Casey subsequently attended Marymount and Dwight (with Paris Hilton) for high school and then Brown University, but she dropped out her freshman year. Ms. Johnson took a number of jobs, including teaching singing at Dwight, and the stint for Ms. Grubman.
“She was really a good girl and very misunderstood,” said Ms. Grubman. “She was misdirected. She was always trying to find something for herself. When she worked for me, she wanted to make something of herself, but I don’t think she ever necessarily knew what that was. She just wanted to make her family proud, but she just didn’t know how to do that. Her and her mother were best friends and went everywhere together. They were inseparable.”
But New York socialites are no longer content to be demure, pretty ladies at debutante balls. Ms. Johnson posed in Vanity Fair in 2006 with a cigarette and nothing but a gauzy scarf draped across her front; she took to Page Six to accuse her aunt, Libet, of stealing her boyfriend; she began dating Yahoo! CEO Terry Semel’s daughter, Courtenay (previously linked to Lindsay Lohan), who later allegedly set Ms. Johnson’s hair on fire during a fight; and she was recently charged with grand theft after allegedly breaking into model Jasmine Lennard’s Hollywood home, stealing clothes and jewelry and leaving a used vibrator on the bed. In the end, Ms. Johnson seemed closer in sensibility to her fiancée, Ms. Tequila, than she was to her childhood classmates.
Perhaps that transformation was attributable to that big, bad city of Los Angeles that ingests educated, humble young people and spits out Heidi Montags.
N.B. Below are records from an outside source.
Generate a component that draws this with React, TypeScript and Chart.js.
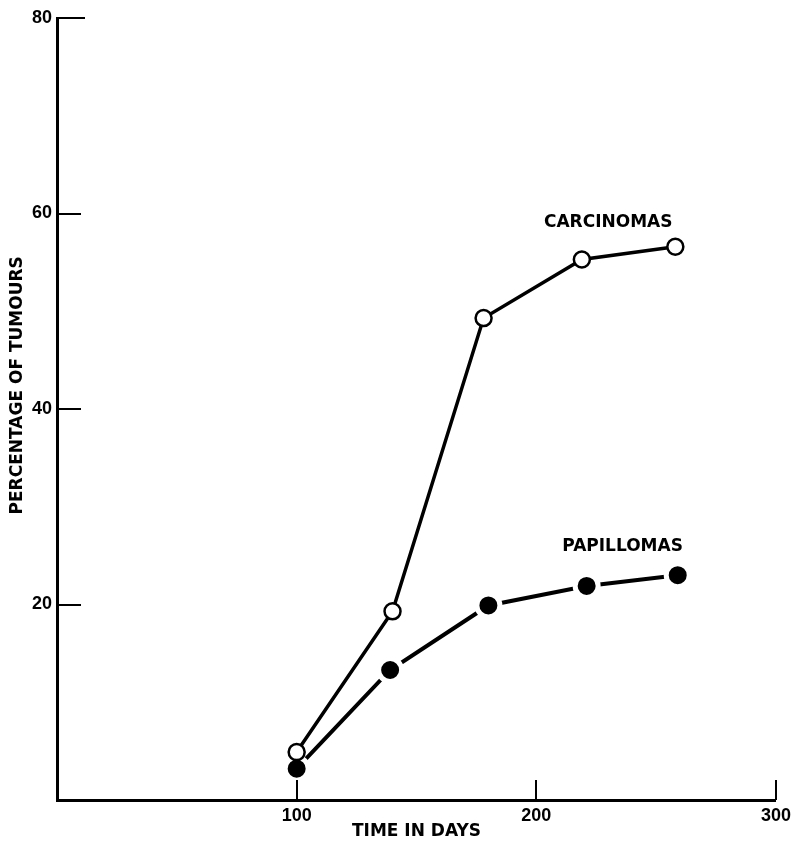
import React, { useEffect, useRef } from 'react';
import { Chart, registerables } from 'chart.js';

Chart.register(...registerables);

// ---- data ----
const carcinomaDays = [100, 140, 178, 219, 258];
const carcinomaPct = [4.9, 19.3, 49.3, 55.3, 56.6];
const papillomaDays = [100, 139, 180, 221, 259];
const papillomaPct = [3.2, 13.3, 19.9, 21.9, 23.0];

const xTickValues = [100, 200, 300];
const yTickValues = [20, 40, 60, 80];

const seriesLabels = [
  { text: 'CARCINOMAS', day: 230, pct: 59.1 },
  { text: 'PAPILLOMAS', day: 236, pct: 25.9 },
];

const xTitle = 'TIME IN DAYS';
const yTitle = '        PERCENTAGE OF TUMOURS';

const FONT = '"DejaVu Sans", sans-serif';
const TICK_FONT = '"Liberation Sans", Arial, sans-serif';

const inwardTicks = {
  id: 'inwardTicks',
  afterDatasetsDraw(chart: any) {
    const { ctx, chartArea, scales } = chart;
    ctx.save();
    ctx.strokeStyle = '#000';
    ctx.lineWidth = 2;
    ctx.beginPath();
    for (const v of yTickValues) {
      const y = Math.round(scales.y.getPixelForValue(v));
      const len = v === 80 ? 28 : 24;
      ctx.moveTo(chartArea.left, y);
      ctx.lineTo(chartArea.left + len, y);
    }
    for (const v of xTickValues) {
      const x = Math.round(scales.x.getPixelForValue(v));
      ctx.moveTo(x, chartArea.bottom);
      ctx.lineTo(x, chartArea.bottom - 20);
    }
    ctx.stroke();
    ctx.restore();
  },
};

const seriesLabelPlugin = {
  id: 'seriesLabels',
  afterDatasetsDraw(chart: any) {
    const { ctx, scales } = chart;
    ctx.save();
    ctx.fillStyle = '#000';
    ctx.font = `bold 17px ${FONT}`;
    ctx.textAlign = 'center';
    ctx.textBaseline = 'middle';
    for (const l of seriesLabels) {
      ctx.fillText(l.text, scales.x.getPixelForValue(l.day), scales.y.getPixelForValue(l.pct));
    }
    ctx.restore();
  },
};

export default function App() {
  const ref = useRef<HTMLCanvasElement>(null);

  useEffect(() => {
    if (!ref.current) return;
    const chart = new Chart(ref.current, {
      type: 'line',
      data: {
        datasets: [
          {
            label: 'Carcinomas',
            data: carcinomaDays.map((d, i) => ({ x: d, y: carcinomaPct[i] })),
            borderColor: '#000',
            borderWidth: 3.5,
            backgroundColor: '#fff',
            pointBackgroundColor: '#fff',
            pointBorderColor: '#000',
            pointBorderWidth: 2.5,
            pointRadius: 8,
            tension: 0,
            fill: false,
          },
          {
            label: 'Papillomas',
            data: papillomaDays.map((d, i) => ({ x: d, y: papillomaPct[i] })),
            borderColor: '#000',
            borderWidth: 4,
            backgroundColor: '#000',
            pointBackgroundColor: '#000',
            pointBorderColor: '#fff',
            pointBorderWidth: 5,
            pointRadius: 11.5,
            tension: 0,
            fill: false,
          },
        ],
      },
      options: {
        responsive: false,
        animation: false,
        events: [],
        layout: { padding: { top: 18, right: 19, left: 0, bottom: 0 } },
        plugins: {
          legend: { display: false },
          tooltip: { enabled: false },
        },
        scales: {
          x: {
            type: 'linear',
            min: 0,
            max: 300,
            afterBuildTicks: (s: any) => {
              s.ticks = xTickValues.map((v) => ({ value: v }));
            },
            afterFit: (s: any) => {
              s.height = 42;
            },
            grid: { display: true, drawOnChartArea: false, drawTicks: false, tickLength: 0 },
            border: { display: true, width: 3, color: '#000' },
            ticks: {
              color: '#000',
              font: { family: TICK_FONT, size: 18, weight: 'bold' },
              padding: 5,
              maxRotation: 0,
              autoSkip: false,
            },
            title: {
              display: true,
              text: xTitle,
              color: '#000',
              font: { family: FONT, size: 17, weight: 'bold' },
              padding: { top: 0, bottom: 0 },
            },
          },
          y: {
            type: 'linear',
            min: 0,
            max: 80,
            afterBuildTicks: (s: any) => {
              s.ticks = yTickValues.map((v) => ({ value: v }));
            },
            afterFit: (s: any) => {
              s.width = 57;
            },
            grid: { display: true, drawOnChartArea: false, drawTicks: false, tickLength: 0 },
            border: { display: true, width: 3, color: '#000' },
            ticks: {
              color: '#000',
              font: { family: TICK_FONT, size: 18, weight: 'bold' },
              padding: 5,
              autoSkip: false,
            },
            title: {
              display: true,
              text: yTitle,
              color: '#000',
              font: { family: FONT, size: 17, weight: 'bold' },
              padding: { top: 7, bottom: 0 },
            },
          },
        },
      },
      plugins: [inwardTicks, seriesLabelPlugin],
    } as any);
    return () => chart.destroy();
  }, []);

  return (
    <div style={{ position: 'fixed', left: 0, top: 0, width: 796, height: 842, background: '#fff' }}>
      <canvas ref={ref} width={796} height={842} />
    </div>
  );
}
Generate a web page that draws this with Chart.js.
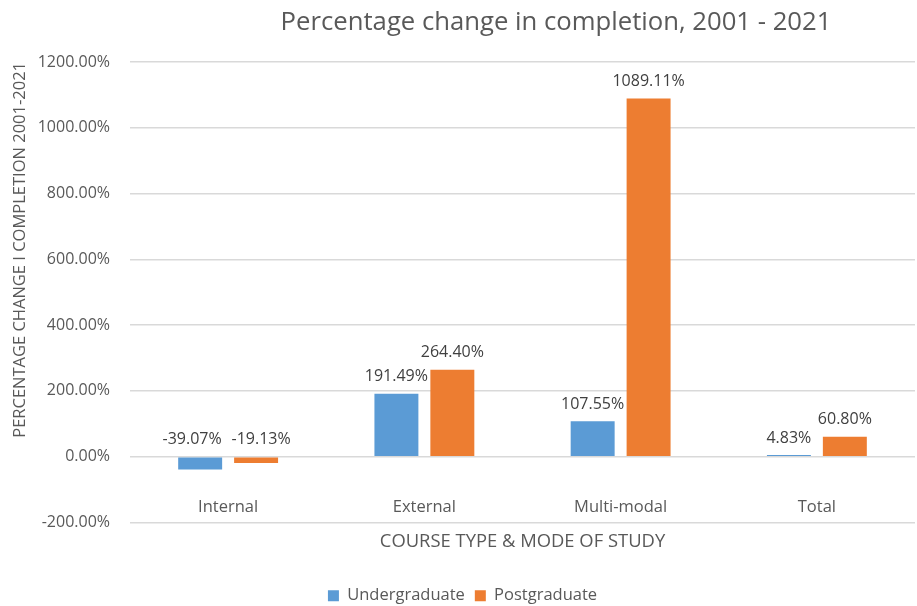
<!DOCTYPE html>
<html>
<head>
<meta charset="utf-8">
<script src="https://cdn.jsdelivr.net/npm/chart.js@4/dist/chart.umd.min.js"></script>
<style>
  html, body { margin: 0; padding: 0; background: #fff; }
  #wrap { width: 917px; height: 606px; position: relative; }
</style>
</head>
<body>
<div id="wrap"><canvas id="completionChart"></canvas></div>
<script>
// データ
const categories = ['Internal', 'External', 'Multi-modal', 'Total'];
const undergraduate = [-39.07, 191.49, 107.55, 4.83];
const postgraduate = [-19.13, 264.40, 1089.11, 60.80];
const yTicks = [-200, 0, 200, 400, 600, 800, 1000, 1200];

const FONT = "'Open Sans', 'Liberation Sans', sans-serif";
const GREY = '#595959';

// タイトル・カテゴリ名・データラベルを描く
const labelPlugin = {
  id: 'labelPlugin',
  afterDatasetsDraw(chart) {
    const ctx = chart.ctx;
    const x = chart.scales.x;
    const y = chart.scales.y;
    ctx.save();

    // タイトル
    ctx.fillStyle = GREY;
    ctx.font = '25.7px ' + FONT;
    ctx.textAlign = 'center';
    ctx.textBaseline = 'middle';
    ctx.fillText('Percentage change in completion, 2001 - 2021', 556, 23);

    // カテゴリ名（-200線の少し上）
    ctx.font = '16.5px ' + FONT;
    ctx.fillStyle = GREY;
    const catY = y.getPixelForValue(-200) - 15;
    categories.forEach((c, i) => {
      ctx.fillText(c, x.getPixelForValue(i), catY);
    });

    // データラベル（負の値は0線の上、重ならないよう左右にずらす）
    ctx.font = '16px ' + FONT;
    ctx.fillStyle = '#404040';
    ctx.textBaseline = 'bottom';
    chart.data.datasets.forEach((ds, di) => {
      const meta = chart.getDatasetMeta(di);
      meta.data.forEach((bar, i) => {
        const v = ds.data[i];
        const top = y.getPixelForValue(Math.max(v, 0));
        const shift = v < 0 ? (di === 0 ? -8 : 5) : 0;
        ctx.fillText(v.toFixed(2) + '%', bar.x + shift, top - 9);
      });
    });
    ctx.restore();
  }
};

const ctx = document.getElementById('completionChart');
new Chart(ctx, {
  type: 'bar',
  data: {
    labels: categories,
    datasets: [
      {
        label: 'Undergraduate',
        data: undergraduate,
        backgroundColor: '#5B9BD5',
        categoryPercentage: 0.57,
        barPercentage: 0.786
      },
      {
        label: 'Postgraduate',
        data: postgraduate,
        backgroundColor: '#ED7D31',
        categoryPercentage: 0.57,
        barPercentage: 0.786
      }
    ]
  },
  options: {
    responsive: true,
    maintainAspectRatio: false,
    animation: false,
    layout: {
      padding: { top: 62, right: 2, left: 10, bottom: -8 }
    },
    plugins: {
      legend: {
        position: 'bottom',
        labels: {
          boxWidth: 11,
          boxHeight: 11,
          color: GREY,
          font: { family: FONT, size: 16.5 },
          padding: 10
        }
      },
      tooltip: { enabled: false }
    },
    scales: {
      x: {
        grid: { display: false },
        border: { display: false },
        ticks: { display: false },
        title: {
          display: true,
          text: 'COURSE TYPE & MODE OF STUDY',
          color: GREY,
          font: { family: FONT, size: 18.4 },
          padding: { top: 0, bottom: 25 }
        }
      },
      y: {
        min: -200,
        max: 1200,
        afterBuildTicks(axis) {
          axis.ticks = yTicks.map(v => ({ value: v }));
        },
        afterFit(axis) {
          axis.width = 120;
        },
        grid: { color: '#D9D9D9', lineWidth: 1.5, drawTicks: false },
        border: { display: false },
        ticks: {
          color: GREY,
          padding: 20,
          font: { family: FONT, size: 16 },
          callback: function(value) {
            return value.toFixed(2) + '%';
          }
        },
        title: {
          display: true,
          text: 'PERCENTAGE CHANGE I COMPLETION 2001-2021',
          color: GREY,
          align: 'end',
          font: { family: FONT, size: 16.5 },
          padding: { top: 0, bottom: 0 }
        }
      }
    }
  },
  plugins: [labelPlugin]
});
</script>
</body>
</html>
“She was a very giving, kind person when I knew her,” said Mr. Heller, who last saw Ms. Johnson at the Beverly Hills hotel six months ago. “She ran the junior diabetes foundation. She came on a trip with me to Mexico and wanted to visit the hospitals there. I think when she moved to L.A., it really affected her in a bad way. We talked over the phone a couple of weeks ago and she seemed fine. But obviously she was not fine.”